:: Information provided ::
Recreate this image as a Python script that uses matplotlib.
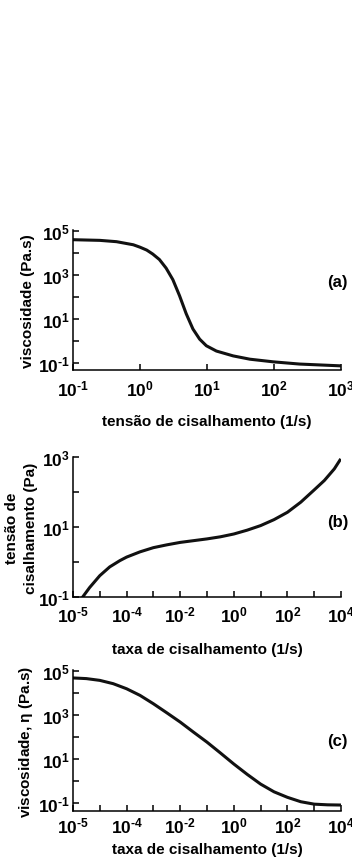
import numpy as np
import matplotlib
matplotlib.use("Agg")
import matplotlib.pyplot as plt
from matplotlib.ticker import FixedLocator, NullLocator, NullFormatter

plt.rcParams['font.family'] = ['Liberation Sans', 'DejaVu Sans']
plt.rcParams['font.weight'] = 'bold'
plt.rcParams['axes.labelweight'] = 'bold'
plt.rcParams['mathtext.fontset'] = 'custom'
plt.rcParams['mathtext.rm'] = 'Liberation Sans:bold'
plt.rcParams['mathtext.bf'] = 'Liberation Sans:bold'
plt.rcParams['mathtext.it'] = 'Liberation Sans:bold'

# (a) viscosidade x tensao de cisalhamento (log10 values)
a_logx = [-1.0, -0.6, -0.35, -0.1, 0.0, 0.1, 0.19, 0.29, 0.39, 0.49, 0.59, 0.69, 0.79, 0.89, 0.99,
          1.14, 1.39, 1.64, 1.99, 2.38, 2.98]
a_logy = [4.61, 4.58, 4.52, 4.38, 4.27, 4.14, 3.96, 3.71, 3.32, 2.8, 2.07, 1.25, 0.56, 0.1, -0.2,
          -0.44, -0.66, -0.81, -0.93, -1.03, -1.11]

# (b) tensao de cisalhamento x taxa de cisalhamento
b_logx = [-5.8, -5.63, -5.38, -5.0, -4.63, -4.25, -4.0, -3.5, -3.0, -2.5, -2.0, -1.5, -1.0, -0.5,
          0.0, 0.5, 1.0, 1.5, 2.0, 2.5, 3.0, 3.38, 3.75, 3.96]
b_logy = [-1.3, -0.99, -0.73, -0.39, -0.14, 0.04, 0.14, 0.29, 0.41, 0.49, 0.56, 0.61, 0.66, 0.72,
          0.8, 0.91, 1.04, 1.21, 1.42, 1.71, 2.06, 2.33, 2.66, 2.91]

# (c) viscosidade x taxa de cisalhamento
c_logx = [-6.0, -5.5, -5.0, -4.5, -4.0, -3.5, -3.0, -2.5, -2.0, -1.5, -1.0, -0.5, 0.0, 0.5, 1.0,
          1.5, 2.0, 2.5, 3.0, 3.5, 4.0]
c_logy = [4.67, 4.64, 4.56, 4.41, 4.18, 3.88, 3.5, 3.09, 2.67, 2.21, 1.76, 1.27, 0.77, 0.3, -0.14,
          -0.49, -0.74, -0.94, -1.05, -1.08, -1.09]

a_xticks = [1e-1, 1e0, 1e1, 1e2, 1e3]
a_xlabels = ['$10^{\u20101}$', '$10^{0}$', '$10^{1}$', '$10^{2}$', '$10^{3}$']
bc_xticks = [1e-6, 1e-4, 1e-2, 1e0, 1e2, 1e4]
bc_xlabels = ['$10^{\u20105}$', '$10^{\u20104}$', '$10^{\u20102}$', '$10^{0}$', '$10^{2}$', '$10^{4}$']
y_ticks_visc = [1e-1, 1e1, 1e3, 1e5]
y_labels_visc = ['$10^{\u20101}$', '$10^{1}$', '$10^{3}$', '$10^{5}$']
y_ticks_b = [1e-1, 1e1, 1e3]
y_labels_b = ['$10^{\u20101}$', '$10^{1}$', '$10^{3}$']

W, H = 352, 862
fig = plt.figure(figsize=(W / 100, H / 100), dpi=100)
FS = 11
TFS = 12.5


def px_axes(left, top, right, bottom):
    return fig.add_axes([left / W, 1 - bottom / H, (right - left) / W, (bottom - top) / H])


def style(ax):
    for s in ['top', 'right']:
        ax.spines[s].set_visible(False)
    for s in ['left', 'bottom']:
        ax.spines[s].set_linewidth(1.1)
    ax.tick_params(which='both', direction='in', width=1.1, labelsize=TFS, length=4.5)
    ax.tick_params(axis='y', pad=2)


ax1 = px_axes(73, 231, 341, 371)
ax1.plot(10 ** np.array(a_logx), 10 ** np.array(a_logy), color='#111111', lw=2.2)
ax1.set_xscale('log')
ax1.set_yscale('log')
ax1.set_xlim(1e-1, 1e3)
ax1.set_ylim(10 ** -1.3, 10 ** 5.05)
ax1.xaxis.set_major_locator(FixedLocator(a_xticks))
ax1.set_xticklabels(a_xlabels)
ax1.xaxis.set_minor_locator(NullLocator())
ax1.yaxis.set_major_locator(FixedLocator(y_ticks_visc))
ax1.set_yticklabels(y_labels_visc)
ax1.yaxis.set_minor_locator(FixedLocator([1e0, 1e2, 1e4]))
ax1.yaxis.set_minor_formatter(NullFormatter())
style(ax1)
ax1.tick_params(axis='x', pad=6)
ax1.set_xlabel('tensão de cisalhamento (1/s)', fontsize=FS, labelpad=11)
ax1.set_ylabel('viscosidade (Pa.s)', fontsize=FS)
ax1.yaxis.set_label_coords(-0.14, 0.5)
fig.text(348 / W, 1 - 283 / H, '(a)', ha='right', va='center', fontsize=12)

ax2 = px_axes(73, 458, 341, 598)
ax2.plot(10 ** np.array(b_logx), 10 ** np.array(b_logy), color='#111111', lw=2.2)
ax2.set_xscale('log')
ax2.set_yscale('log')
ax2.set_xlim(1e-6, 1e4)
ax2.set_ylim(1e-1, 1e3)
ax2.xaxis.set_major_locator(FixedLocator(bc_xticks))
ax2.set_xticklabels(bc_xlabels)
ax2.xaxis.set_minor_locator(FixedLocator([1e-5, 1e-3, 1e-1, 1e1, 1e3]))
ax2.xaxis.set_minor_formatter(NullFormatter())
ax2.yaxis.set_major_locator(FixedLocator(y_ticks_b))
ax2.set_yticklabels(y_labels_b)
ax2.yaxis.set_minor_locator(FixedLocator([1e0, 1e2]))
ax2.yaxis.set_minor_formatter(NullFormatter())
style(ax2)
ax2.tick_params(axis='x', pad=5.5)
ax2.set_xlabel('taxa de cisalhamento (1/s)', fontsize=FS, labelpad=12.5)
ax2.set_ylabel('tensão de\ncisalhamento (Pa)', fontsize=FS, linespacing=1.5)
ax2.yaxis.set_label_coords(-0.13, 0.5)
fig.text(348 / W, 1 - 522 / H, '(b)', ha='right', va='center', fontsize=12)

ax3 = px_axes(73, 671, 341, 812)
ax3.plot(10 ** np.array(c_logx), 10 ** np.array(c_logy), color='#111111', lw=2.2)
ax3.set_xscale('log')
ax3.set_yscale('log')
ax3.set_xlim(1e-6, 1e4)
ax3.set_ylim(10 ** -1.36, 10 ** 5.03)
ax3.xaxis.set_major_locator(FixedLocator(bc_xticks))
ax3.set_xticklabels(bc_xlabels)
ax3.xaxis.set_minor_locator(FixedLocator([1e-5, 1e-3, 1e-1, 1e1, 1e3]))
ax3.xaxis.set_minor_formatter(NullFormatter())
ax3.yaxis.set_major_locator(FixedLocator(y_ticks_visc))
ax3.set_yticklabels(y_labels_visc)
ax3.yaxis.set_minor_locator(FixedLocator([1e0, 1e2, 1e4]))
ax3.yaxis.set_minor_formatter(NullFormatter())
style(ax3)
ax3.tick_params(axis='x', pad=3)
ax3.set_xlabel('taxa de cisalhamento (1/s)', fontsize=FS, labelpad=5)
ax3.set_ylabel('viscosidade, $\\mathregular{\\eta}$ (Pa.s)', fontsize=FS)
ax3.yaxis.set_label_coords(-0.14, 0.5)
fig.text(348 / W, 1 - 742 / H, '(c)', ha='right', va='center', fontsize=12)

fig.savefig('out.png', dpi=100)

:: Written exercise ::
Scan the listing above for the word "matplotlib" and copy every line that holds it.

:: Solution to the exercise ::
Recreate this image as a Python script that uses matplotlib.
import matplotlib
matplotlib.use("Agg")
import matplotlib.pyplot as plt
from matplotlib.ticker import FixedLocator, NullLocator, NullFormatter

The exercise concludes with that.